Global expansion discussions often focus on which markets to enter.
Far less attention is given to the order in which they are entered.
Yet sequencing is one of the most underestimated drivers of expansion success—or failure.
Getting it wrong does not always cause immediate failure.
Instead, it quietly increases complexity, distorts economics, and weakens organizational focus over time.

Why Sequencing Matters More Than It Appears
At first glance, entering multiple markets may seem like a parallel growth strategy.
If demand exists in several regions, why not pursue them simultaneously?
The challenge is that each new market does not simply add opportunity.
It adds:
• Operational complexity
• Governance demand
• Management attention requirements
• Capital allocation pressure
• Execution variability
Without intentional sequencing, these burdens accumulate unevenly and strain the organization’s ability to scale effectively.
The Hidden Tradeoffs in Poor Sequencing
When market entry order is not strategically designed, three structural problems typically emerge.

1. Organizational Overstretch
Entering too many structurally different markets too quickly forces the organization to stretch its capabilities prematurely.
Teams begin operating across:
• Different regulatory environments
• Different customer behaviors
• Different partner ecosystems
• Different pricing and margin expectations
Instead of building depth in execution capability, the organization spreads itself thin.
This often results in inconsistent performance across markets.

2. Governance Fragmentation
Poor sequencing leads to uneven governance maturity across regions.
Some markets operate with strong oversight and structure. Others rely heavily on informal decision-making.
This creates:
• Inconsistent decision rights
• Misaligned reporting standards
• Uneven accountability structures
• Difficulty comparing performance across markets
Over time, leadership loses clarity on what “good” looks like globally.

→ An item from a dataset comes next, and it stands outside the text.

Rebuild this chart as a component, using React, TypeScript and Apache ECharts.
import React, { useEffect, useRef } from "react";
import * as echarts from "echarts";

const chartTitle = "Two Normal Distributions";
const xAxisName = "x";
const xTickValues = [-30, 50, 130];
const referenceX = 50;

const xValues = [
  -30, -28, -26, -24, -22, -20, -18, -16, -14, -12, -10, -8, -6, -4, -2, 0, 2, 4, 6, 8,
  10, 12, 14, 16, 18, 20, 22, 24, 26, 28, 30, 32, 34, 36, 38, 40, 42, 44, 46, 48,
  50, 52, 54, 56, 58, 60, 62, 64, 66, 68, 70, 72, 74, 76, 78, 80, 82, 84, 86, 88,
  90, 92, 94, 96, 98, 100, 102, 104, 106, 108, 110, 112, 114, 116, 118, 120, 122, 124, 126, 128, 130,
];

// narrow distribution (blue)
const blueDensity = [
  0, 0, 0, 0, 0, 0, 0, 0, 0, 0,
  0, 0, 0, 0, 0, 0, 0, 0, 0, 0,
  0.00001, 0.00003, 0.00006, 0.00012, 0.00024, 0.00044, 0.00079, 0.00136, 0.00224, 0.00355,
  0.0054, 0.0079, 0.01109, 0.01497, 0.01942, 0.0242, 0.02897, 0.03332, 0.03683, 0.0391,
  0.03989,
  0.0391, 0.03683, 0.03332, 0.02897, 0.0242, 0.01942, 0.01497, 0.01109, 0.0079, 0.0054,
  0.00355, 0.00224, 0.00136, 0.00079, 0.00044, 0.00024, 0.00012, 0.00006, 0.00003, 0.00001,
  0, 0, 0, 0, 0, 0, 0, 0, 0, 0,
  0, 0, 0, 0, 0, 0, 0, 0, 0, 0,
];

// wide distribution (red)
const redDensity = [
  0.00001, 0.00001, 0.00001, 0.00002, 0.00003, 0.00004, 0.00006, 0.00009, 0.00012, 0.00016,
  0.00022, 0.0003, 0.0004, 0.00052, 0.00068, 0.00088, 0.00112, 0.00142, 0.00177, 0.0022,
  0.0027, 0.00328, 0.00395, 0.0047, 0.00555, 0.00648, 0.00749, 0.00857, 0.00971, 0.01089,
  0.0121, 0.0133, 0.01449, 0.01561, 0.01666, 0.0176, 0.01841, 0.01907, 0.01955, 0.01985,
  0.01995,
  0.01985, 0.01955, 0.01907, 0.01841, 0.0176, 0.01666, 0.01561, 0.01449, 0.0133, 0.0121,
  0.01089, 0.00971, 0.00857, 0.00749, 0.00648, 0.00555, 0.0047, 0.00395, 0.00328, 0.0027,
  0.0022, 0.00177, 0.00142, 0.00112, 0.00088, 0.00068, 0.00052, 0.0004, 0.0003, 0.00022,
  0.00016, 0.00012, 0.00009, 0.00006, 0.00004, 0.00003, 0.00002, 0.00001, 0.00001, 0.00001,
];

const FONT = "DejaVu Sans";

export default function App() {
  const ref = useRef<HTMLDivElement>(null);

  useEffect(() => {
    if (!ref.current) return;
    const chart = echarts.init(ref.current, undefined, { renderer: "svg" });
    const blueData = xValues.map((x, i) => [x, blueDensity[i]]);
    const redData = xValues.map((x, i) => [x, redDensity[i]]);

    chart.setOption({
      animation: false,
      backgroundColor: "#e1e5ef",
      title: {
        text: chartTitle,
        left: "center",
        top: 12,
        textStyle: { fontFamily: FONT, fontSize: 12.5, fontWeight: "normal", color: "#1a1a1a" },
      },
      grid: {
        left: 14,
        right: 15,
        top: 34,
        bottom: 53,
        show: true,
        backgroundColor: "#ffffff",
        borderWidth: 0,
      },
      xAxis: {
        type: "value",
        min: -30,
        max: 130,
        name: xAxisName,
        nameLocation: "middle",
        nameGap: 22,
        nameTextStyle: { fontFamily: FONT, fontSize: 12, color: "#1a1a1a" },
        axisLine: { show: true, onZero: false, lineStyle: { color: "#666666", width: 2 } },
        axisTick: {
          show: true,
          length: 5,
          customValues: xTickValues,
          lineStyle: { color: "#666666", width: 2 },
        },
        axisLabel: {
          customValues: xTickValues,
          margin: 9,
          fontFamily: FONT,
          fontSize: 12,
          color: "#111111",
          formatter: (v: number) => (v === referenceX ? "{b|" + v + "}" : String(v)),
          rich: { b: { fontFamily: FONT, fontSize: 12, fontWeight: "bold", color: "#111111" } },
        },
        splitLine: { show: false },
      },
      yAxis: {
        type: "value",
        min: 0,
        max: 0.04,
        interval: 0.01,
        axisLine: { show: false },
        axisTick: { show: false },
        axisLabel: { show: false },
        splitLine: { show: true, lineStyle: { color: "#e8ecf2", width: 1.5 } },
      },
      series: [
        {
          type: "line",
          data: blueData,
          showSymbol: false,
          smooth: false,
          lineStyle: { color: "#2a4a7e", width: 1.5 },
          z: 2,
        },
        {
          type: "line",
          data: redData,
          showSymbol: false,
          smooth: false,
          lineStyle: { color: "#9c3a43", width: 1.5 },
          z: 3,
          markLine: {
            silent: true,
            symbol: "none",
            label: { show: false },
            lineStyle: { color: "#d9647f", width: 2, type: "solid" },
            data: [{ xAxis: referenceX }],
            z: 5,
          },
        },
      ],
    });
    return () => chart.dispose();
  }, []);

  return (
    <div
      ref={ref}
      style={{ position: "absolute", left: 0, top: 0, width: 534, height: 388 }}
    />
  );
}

3. Margin Distortion Across Markets
Early market choices influence cost structure formation.
If the first markets entered are high-complexity, low-margin, or heavily partner-dependent, they can set a structural baseline that is difficult to reverse.
Common consequences include:
• Embedded discounting behavior
• High cost-to-serve models
• Fragmented distribution structures
• Difficulty standardizing pricing discipline later
Sequencing decisions can quietly determine long-term profitability.

Why Sequencing Errors Go Unnoticed
Unlike strategy failures, sequencing issues rarely appear immediately.
In fact, early expansion often looks successful.
Revenue grows.
New markets open.
Activity increases.
But beneath the surface, the organization may already be accumulating structural inefficiencies that become visible only at scale.
By the time the issue is recognized, it is embedded in operating design.

What Good Sequencing Looks Like
Effective global expansion sequencing is not about choosing “easy” markets first.
It is about designing a progression that strengthens the organization as it grows.
Strong sequencing considers:
• Similarity of operating models across markets
• Transferability of capability from one market to the next
• Governance scalability as complexity increases
• Margin and cost structure implications over time
• Organizational learning curves between entries
The goal is not speed alone.
The goal is compounding capability.

The Leadership Question
Before approving the next market entry, leaders should ask:
Does this sequence strengthen our ability to operate globally—or simply increase our exposure to complexity?
That question reframes expansion from a list of opportunities into a structured system of capability building.

The Bottom Line
Market selection is important.
But market sequencing determines whether expansion builds strength or compounds strain.
When sequencing is wrong, organizations do not fail immediately.
They gradually lose clarity, consistency, and margin discipline as complexity accumulates.
Global expansion is not only about where to go.
It is about the order in which capability is built.